• **AIM OF THE EXERCISE**: Word for word, quote all of the material, omitting the pictures.

— BEGIN —

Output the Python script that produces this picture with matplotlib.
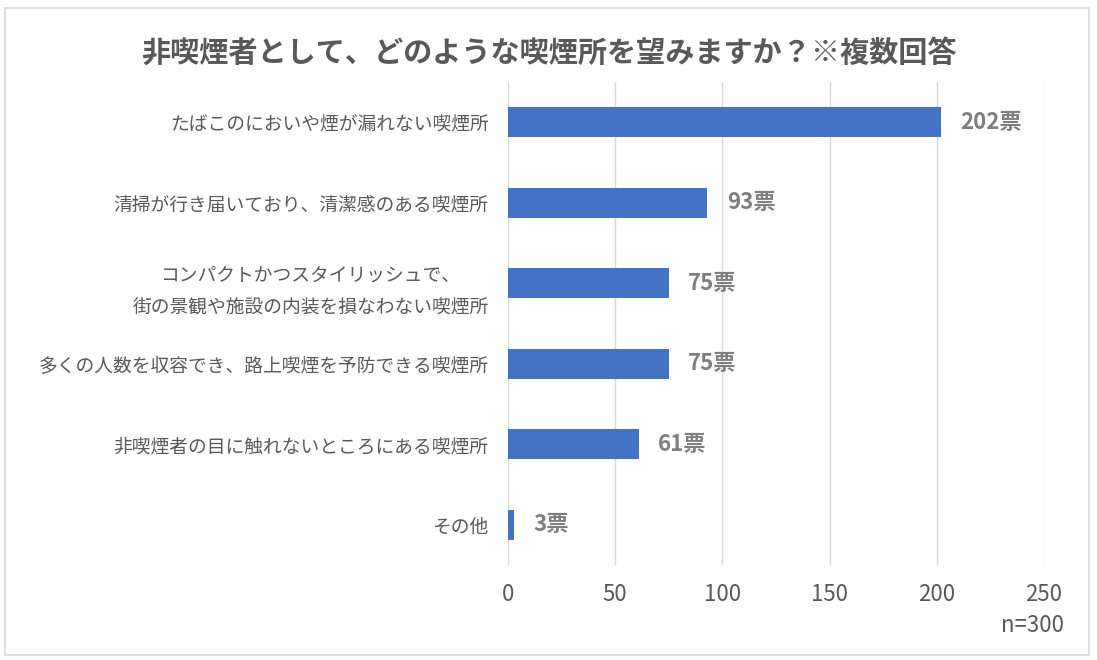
import matplotlib.pyplot as plt
from matplotlib.patches import Rectangle

plt.rcParams['font.family'] = ['Noto Sans CJK JP', 'DejaVu Sans']

# データ
categories = [
    "たばこのにおいや煙が漏れない喫煙所",
    "清掃が行き届いており、清潔感のある喫煙所",
    "コンパクトかつスタイリッシュで、\n街の景観や施設の内装を損なわない喫煙所",
    "多くの人数を収容でき、路上喫煙を予防できる喫煙所",
    "非喫煙者の目に触れないところにある喫煙所",
    "その他",
]
votes = [202, 93, 75, 75, 61, 3]
x_ticks = [0, 50, 100, 150, 200, 250]
title = "非喫煙者として、どのような喫煙所を望みますか？※複数回答"
note = "n=300"

BAR_COLOR = "#4472C4"
TEXT_COLOR = "#595959"
LABEL_COLOR = "#7F7F7F"

fig = plt.figure(figsize=(10.97, 6.6), dpi=100)
ax = fig.add_axes([0.463, 0.144, 0.4887, 0.732])

# 枠線
fig.patches.append(Rectangle((0.005, 0.008), 0.988, 0.98, transform=fig.transFigure,
                             fill=False, edgecolor="#D9D9D9", linewidth=1.2))

y = list(range(len(categories)))
ax.barh(y, votes, height=0.37, color=BAR_COLOR, zorder=3)
ax.set_ylim(len(categories) - 0.5, -0.5)
ax.set_xlim(0, 250)

for yi, v in zip(y, votes):
    ax.text(v + 9, yi, f"{v}票", va="center", ha="left", fontsize=16,
            fontweight="bold", color=LABEL_COLOR)

ax.set_yticks(y)
ax.set_yticklabels(categories, fontsize=13.5, color=TEXT_COLOR)
for lbl in ax.get_yticklabels():
    lbl.set_multialignment("center")
    lbl.set_linespacing(1.7)
ax.tick_params(axis="y", length=0, pad=14)

ax.set_xticks(x_ticks)
ax.set_xticklabels([str(t) for t in x_ticks], fontsize=16, color=TEXT_COLOR)
ax.tick_params(axis="x", length=0, pad=13)

ax.grid(axis="x", color="#D9D9D9", linewidth=1, zorder=0)
for s in ax.spines.values():
    s.set_visible(False)

fig.text(0.5, 0.92, title, ha="center", va="center", fontsize=21,
         fontweight="bold", color=TEXT_COLOR)
fig.text(0.97, 0.053, note, ha="right", va="center", fontsize=16, color=TEXT_COLOR)

fig.savefig("out.png", dpi=100)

— END —

• **SOLUTION TO THIS PROBLEM**:
Output the Python script that produces this picture with matplotlib.
import matplotlib.pyplot as plt
from matplotlib.patches import Rectangle

plt.rcParams['font.family'] = ['Noto Sans CJK JP', 'DejaVu Sans']

# データ
categories = [
    "たばこのにおいや煙が漏れない喫煙所",
    "清掃が行き届いており、清潔感のある喫煙所",
    "コンパクトかつスタイリッシュで、\n街の景観や施設の内装を損なわない喫煙所",
    "多くの人数を収容でき、路上喫煙を予防できる喫煙所",
    "非喫煙者の目に触れないところにある喫煙所",
    "その他",
]
votes = [202, 93, 75, 75, 61, 3]
x_ticks = [0, 50, 100, 150, 200, 250]
title = "非喫煙者として、どのような喫煙所を望みますか？※複数回答"
note = "n=300"

BAR_COLOR = "#4472C4"
TEXT_COLOR = "#595959"
LABEL_COLOR = "#7F7F7F"

fig = plt.figure(figsize=(10.97, 6.6), dpi=100)
ax = fig.add_axes([0.463, 0.144, 0.4887, 0.732])

# 枠線
fig.patches.append(Rectangle((0.005, 0.008), 0.988, 0.98, transform=fig.transFigure,
                             fill=False, edgecolor="#D9D9D9", linewidth=1.2))

y = list(range(len(categories)))
ax.barh(y, votes, height=0.37, color=BAR_COLOR, zorder=3)
ax.set_ylim(len(categories) - 0.5, -0.5)
ax.set_xlim(0, 250)

for yi, v in zip(y, votes):
    ax.text(v + 9, yi, f"{v}票", va="center", ha="left", fontsize=16,
            fontweight="bold", color=LABEL_COLOR)

ax.set_yticks(y)
ax.set_yticklabels(categories, fontsize=13.5, color=TEXT_COLOR)
for lbl in ax.get_yticklabels():
    lbl.set_multialignment("center")
    lbl.set_linespacing(1.7)
ax.tick_params(axis="y", length=0, pad=14)

ax.set_xticks(x_ticks)
ax.set_xticklabels([str(t) for t in x_ticks], fontsize=16, color=TEXT_COLOR)
ax.tick_params(axis="x", length=0, pad=13)

ax.grid(axis="x", color="#D9D9D9", linewidth=1, zorder=0)
for s in ax.spines.values():
    s.set_visible(False)

fig.text(0.5, 0.92, title, ha="center", va="center", fontsize=21,
         fontweight="bold", color=TEXT_COLOR)
fig.text(0.97, 0.053, note, ha="right", va="center", fontsize=16, color=TEXT_COLOR)

fig.savefig("out.png", dpi=100)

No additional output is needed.